▶ [Data provided]:
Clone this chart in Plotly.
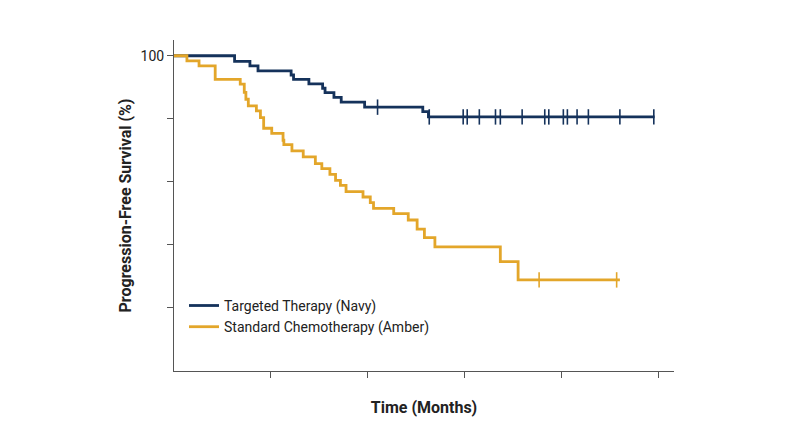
import plotly.graph_objects as go

navy_t = [0, 7.5, 9.4, 10.4, 14.5, 14.8, 16.7, 18.4, 18.7, 19.8, 20.7, 23.6, 30.8, 31.5, 59.5]
navy_s = [100, 98.2, 96.8, 95.2, 93.9, 92.5, 91.1, 89.7, 88.3, 86.8, 85.3, 83.7, 82.3, 80.6, 80.6]
navy_cens_t = [25.2, 31.6, 35.8, 36.3, 37.8, 39.8, 40.4, 43.1, 45.9, 46.4, 48.2, 48.7, 49.9, 51.3, 55.2, 59.4]
navy_cens_s = [83.7, 80.6] + [80.6] * 14

amber_t = [0, 1.6, 3.1, 5.1, 8.2, 8.7, 8.9, 9.2, 10.2, 10.7, 11.1, 12.1, 13.5, 13.6, 14.6, 16.0, 17.5,
           18.3, 19.3, 20.0, 20.6, 21.3, 23.4, 24.3, 24.7, 27.2, 29.0, 30.1, 31.0, 32.3, 40.4, 42.6, 55.2]
amber_s = [100, 98.4, 96.8, 92.5, 91.0, 88.4, 86.2, 84.1, 82.5, 80.4, 77.0, 75.4, 73.2, 71.8, 69.8, 67.9, 65.8,
           64.2, 62.4, 60.5, 58.9, 56.9, 55.2, 53.4, 51.6, 49.9, 47.9, 45.0, 42.3, 39.4, 34.7, 28.9, 28.9]
amber_cens_t = [45.2, 54.8]
amber_cens_s = [28.9, 28.9]

NAVY = "#15325b"
AMBER = "#e3a62a"

fig = go.Figure()
fig.add_trace(go.Scatter(x=navy_t, y=navy_s, mode="lines", line=dict(color=NAVY, width=2.8, shape="hv"),
                         name="Targeted Therapy (Navy)"))
fig.add_trace(go.Scatter(x=amber_t, y=amber_s, mode="lines", line=dict(color=AMBER, width=2.8, shape="hv"),
                         name="Standard Chemotherapy (Amber)"))
fig.add_trace(go.Scatter(x=navy_cens_t, y=navy_cens_s, mode="markers", showlegend=False,
                         marker=dict(symbol="line-ns", size=11, line=dict(color=NAVY, width=1.6))))
fig.add_trace(go.Scatter(x=amber_cens_t, y=amber_cens_s, mode="markers", showlegend=False,
                         marker=dict(symbol="line-ns", size=11, line=dict(color=AMBER, width=1.6))))

fig.update_layout(
    width=800, height=447, plot_bgcolor="white", paper_bgcolor="white",
    margin=dict(l=166, r=134, t=32, b=84),
    font=dict(family="Roboto", size=13, color="#222"),
    xaxis=dict(range=[0, 61.9], tickvals=[12, 24, 36, 48, 60], ticktext=[""] * 5, ticks="outside",
               ticklen=6, tickcolor="#555", showgrid=False, zeroline=False, showline=True,
               linecolor="#555", linewidth=1,
               title=dict(text="<b>Time (Months)</b>", font=dict(size=16), standoff=22)),
    yaxis=dict(range=[0, 105], tickvals=[20, 40, 60, 80, 100], ticktext=["", "", "", "", "100"],
               ticks="outside", ticklen=6, tickcolor="#555", showgrid=False, zeroline=False,
               showline=True, linecolor="#555", linewidth=1, tickfont=dict(size=14),
               title=dict(text="<b>Progression-Free Survival (%)</b>", font=dict(size=16), standoff=4)),
    legend=dict(x=0.02, y=0.245, xanchor="left", yanchor="top", bgcolor="rgba(0,0,0,0)",
                font=dict(size=14)),
)
fig.write_html("out.html")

▶ [What the exercise asks]: Repeat, with no pictures, each line from the beginning of the data through the line containing "import plotly.graph_objects as go", inclusive.

▶ [Output for this exercise]:
Clone this chart in Plotly.
import plotly.graph_objects as go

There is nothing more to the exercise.